6ixtynin9
L’influence de réalisateurs comme Tarantino ou Guy Ritchie, déjà très marquée en occident, existe aussi dans les pays asiatiques. Aujourd’hui, l’heureux influencé se nomme Pen-Ek Ratanaruang, il est thaïlandais, et son film se nomme 6ixtynin9. Une fable noir, à mi-chemin entre le film d’auteur et le film commercial, qui offre son rôle principal à la belle Lalita Panyopas, top model thaï très connue en tant qu’actrice de séries télé...
Lalita Panyopas incarne donc Tum, une jeune femme qui travaille dans une société financière à Bangkok. Dans les premières minutes du film, Tum perd son boulot, avec deux autres employées comme elle tirées au sort : le patron, pas foncièrement méchant mais réaliste quant à la situation économique de son pays, refuse de choisir 3 filles en particulier, préférant laisser le destin gérer l’affaire. Un destin qui prendra désormais la vie de Tum sous son contrôle...

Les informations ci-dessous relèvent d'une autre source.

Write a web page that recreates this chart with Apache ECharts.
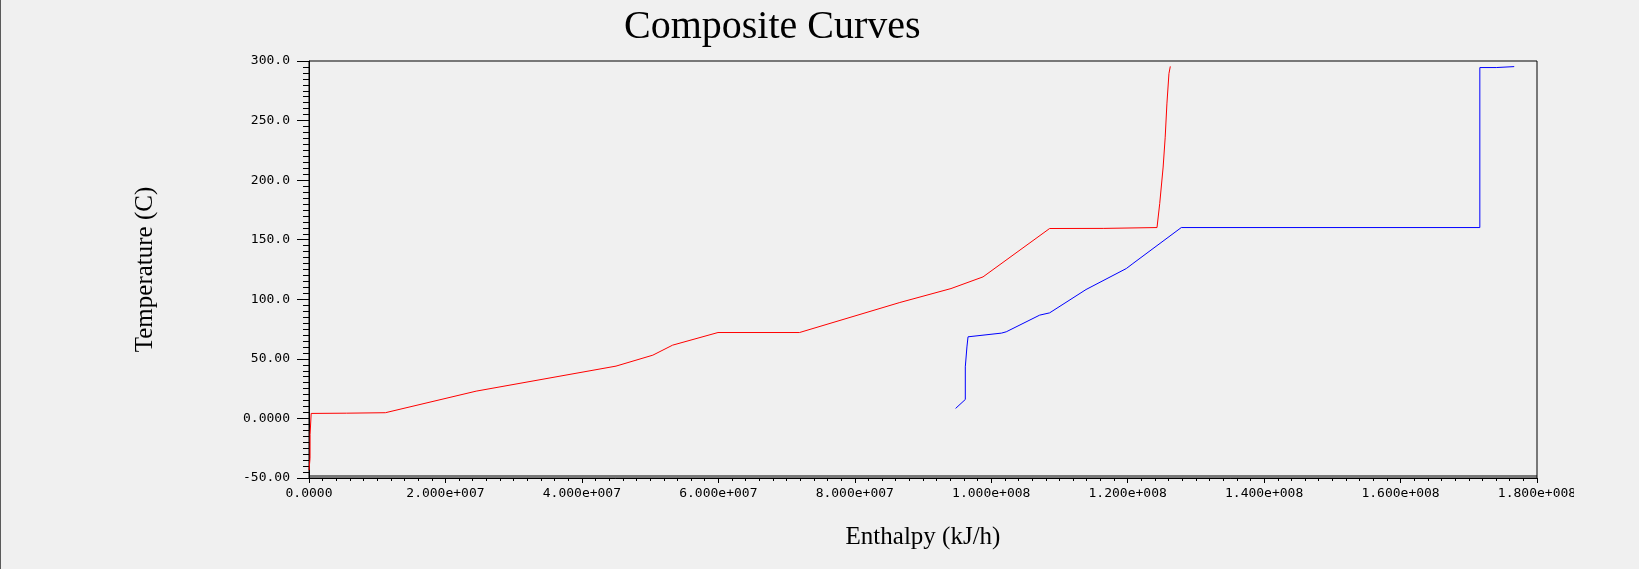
<!DOCTYPE html>
<html>
<head>
<meta charset="utf-8">
<title>Composite Curves</title>
<script src="https://cdn.jsdelivr.net/npm/echarts@6/dist/echarts.min.js"></script>
<style>
  html, body { margin: 0; padding: 0; background: #f0f0f0; }
  #chart { width: 1639px; height: 569px; }
</style>
</head>
<body>
<div id="chart"></div>
<script>
// red curve, enthalpy (kJ/h) and temperature (C)
const redEnthalpy = [0, 1.5e5, 1.6e5, 3.0e5, 3.2e5, 5.5e6, 1.12e7, 2.45e7, 4.5e7, 5.04e7, 5.33e7,
  5.995e7, 7.19e7, 8.66e7, 9.41e7, 9.88e7, 1.0856e8, 1.165e8, 1.243e8, 1.247e8, 1.252e8,
  1.255e8, 1.2575e8, 1.2605e8, 1.2625e8]
const redTemp = [-43.4, -33.5, -13.4, -12.5, 4.2, 4.4, 4.8, 22.9, 43.9, 53.1, 61.5,
  72.1, 72.1, 97.3, 109, 118.8, 159.4, 159.5, 160.2, 180.4, 211,
  236, 264, 289.4, 295.5]

// blue curve
const blueEnthalpy = [9.478e7, 9.62e7, 9.62e7, 9.644e7, 9.66e7, 1.015e8, 1.022e8, 1.071e8, 1.0856e8,
  1.139e8, 1.198e8, 1.2077e8, 1.2786e8, 1.7162e8, 1.7162e8, 1.7403e8, 1.7403e8, 1.7666e8]
const blueTemp = [8.4, 15.9, 43.3, 60.0, 68.5, 71.6, 72.7, 86.7, 88.6,
  108.2, 125.8, 130, 160.2, 160.2, 294.5, 294.5, 295.3, 295.3]

const xTickLabels = ['0.0000', '2.000e+007', '4.000e+007', '6.000e+007', '8.000e+007',
  '1.000e+008', '1.200e+008', '1.400e+008', '1.600e+008', '1.800e+008']
const yTickLabels = ['-50.00', '0.0000', '50.00', '100.0', '150.0', '200.0', '250.0', '300.0']

const chart = echarts.init(document.getElementById('chart'))

const tickFont = { fontFamily: 'DejaVu Sans Mono', fontSize: 13, color: '#000' }
const nameFont = { fontFamily: 'Liberation Serif', fontSize: 25, color: '#000' }

const option = {
  backgroundColor: '#f0f0f0',
  animation: false,
  title: {
    text: 'Composite Curves',
    left: 619,
    top: 2,
    textStyle: { fontFamily: 'Liberation Serif', fontSize: 40, fontWeight: 'normal', color: '#000' }
  },
  grid: {
    left: 309, right: 102, top: 61, bottom: 91,
    show: true, borderColor: '#000', borderWidth: 1, backgroundColor: 'transparent',
    outerBoundsMode: 'none'
  },
  xAxis: {
    type: 'value',
    min: 0, max: 1.8e8, interval: 2e7,
    name: 'Enthalpy (kJ/h)',
    nameLocation: 'middle',
    nameGap: 47,
    nameTextStyle: nameFont,
    axisLine: { show: true, onZero: false, lineStyle: { color: '#000', width: 1 } },
    axisTick: { show: true, length: 5, lineStyle: { color: '#000' } },
    minorTick: { show: true, splitNumber: 10, length: 3, lineStyle: { color: '#000' } },
    splitLine: { show: false },
    axisLabel: {
      ...tickFont,
      margin: 9,
      showMinLabel: true, showMaxLabel: true,
      formatter: (v) => xTickLabels[Math.round(v / 2e7)]
    }
  },
  yAxis: {
    type: 'value',
    min: -50, max: 300, interval: 50,
    name: 'Temperature (C)',
    nameLocation: 'middle',
    nameRotate: 90,
    nameGap: 151,
    nameTextStyle: nameFont,
    axisLine: { show: true, onZero: false, lineStyle: { color: '#000', width: 1 } },
    axisTick: { show: true, length: 12, lineStyle: { color: '#000' } },
    minorTick: { show: true, splitNumber: 10, length: 6, lineStyle: { color: '#000' } },
    splitLine: { show: false },
    axisLabel: {
      ...tickFont,
      margin: 19,
      showMinLabel: true, showMaxLabel: true,
      formatter: (v) => yTickLabels[Math.round((v + 50) / 50)]
    }
  },
  series: [
    {
      type: 'line',
      data: redEnthalpy.map((h, i) => [h, redTemp[i]]),
      showSymbol: false,
      lineStyle: { color: '#ff0000', width: 1 },
      itemStyle: { color: '#ff0000' }
    },
    {
      type: 'line',
      data: blueEnthalpy.map((h, i) => [h, blueTemp[i]]),
      showSymbol: false,
      lineStyle: { color: '#0000ff', width: 1 },
      itemStyle: { color: '#0000ff' }
    }
  ],
  graphic: [
    // window edge on the left
    { type: 'rect', left: 0, top: 0, shape: { width: 1, height: 569 }, style: { fill: '#5a5a5a' } },
    // inner frame line just above the x axis
    { type: 'rect', left: 309, top: 475.5, shape: { width: 1228, height: 1 }, style: { fill: '#000' } },
    // the last x label is cut at the canvas edge in the original
    { type: 'rect', left: 1574, top: 482, z: 100, shape: { width: 65, height: 22 }, style: { fill: '#f0f0f0' } }
  ]
}

chart.setOption(option)
</script>
</body>
</html>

En effet, le lendemain la demoiselle trouve une caisse de nouilles "Mama" abandonnée sur le pas de sa porte, après avoir entendu quelqu’un taper trois fois chez elle - l’appartement n°6 de son étage ; lequel numéro, n’étant tenu que par un seul clou, se retourne régulièrement pour se transformer en 9 (caractéristique qui explique le titre du film). Dans la boite de nouilles, Tum trouve un million de bahts en petites coupures. Bien sûr, deux truands toquent à nouveau rapidement à sa porte pour récupérer leur argent, laissé là alors qu’ils devaient le livrer au véritable n°9. Avant que Tum ait pu analyser la situation, les deux truands sont morts de ses mains. C’est alors le début d’une accumulation incontrôlée de cadavres dans l’appartement de la jeune femme...
6ixtynin9 est une histoire de méprise comme les deux réalisateurs cités en introduction de cet article les aiment tant, avec son lot de gangsters hauts en couleurs et de dialogues percutants. Ici, Ratanaruang privilégie toutefois la mise en scène aux échanges de bons mots incessants, comme en témoigne les moments plus plus drôles du film (le gangster sourd-muet au téléphone, la méprise d’une femme persuadée que Tum est en train de se livrer à des exploits sexuels... avec son mari policier !). Et pour cause : Tum ne parle pas beaucoup ; elle agit, tentant de saisir l’opportunité qui égaye ce lendemain de renvoi (la jeune fille en étant déjà arrivée à penser au suicide).
L’actrice Lalita Panyopas incarne parfaitement cette héroïne improvisée, capable de nous faire rire avec une simple mimique en réponse aux gestes très explicites de sa voisine (qui mime avec classe son activité sexuelle), ou alors de nous faire partager l’effroi de la compréhension tardive de ses actes (la scène onirique du découpage de la jambe du jeune policier). Face à elle, les seconds rôles se multiplient pour notre plus grand plaisir, du voisin constamment défoncé au mafieux fan de John Woo, qui tire sur des flics déjà morts en effectuant moult pirouettes inutiles...
L’intérêt de 6ixtynin9, c’est que Pen-Ek Ratanaruang se moque de toutes les figures de la société thaïlandaise moderne : truands, financiers, flics, commerçants... Tout le monde est traité à la même enseigne, avec la même ironie meurtrière. Le rythme du film est très posé plus que véritablement lent ; si - en premier réflexe - on aurait aimé voir le tout avancer un peu plus vite, force est d’accepter que cette fausse lenteur convient parfaitement à l’évolution du personnage de Tum.
Qui plus est, Ratanaruang nous démontre qu’il vaut souvient mieux maîtriser un film simple que se perdre dans un film trop ambitieux. Sa prudence narrative lui permet de nous offrir quelques très belles séquences (comme le duel meurtrier dans la chambre de Tum qui se finit dans un nuage de plumes), de contrôler le montage de bout en bout, et d’arriver serein à la conclusion ironique de son histoire. Au final, il parvient donc à faire de 6ixtynin9 un petit film habile et très réussi, qui a de plus le mérite de nous faire découvrir l’excellente Lalita Panyopas.
6ixtynin9 est disponible en VCD HK (sous-titré en anglais et en mandarin) chez Edko Video Ltd. La copie est plein cadre mais assez belle.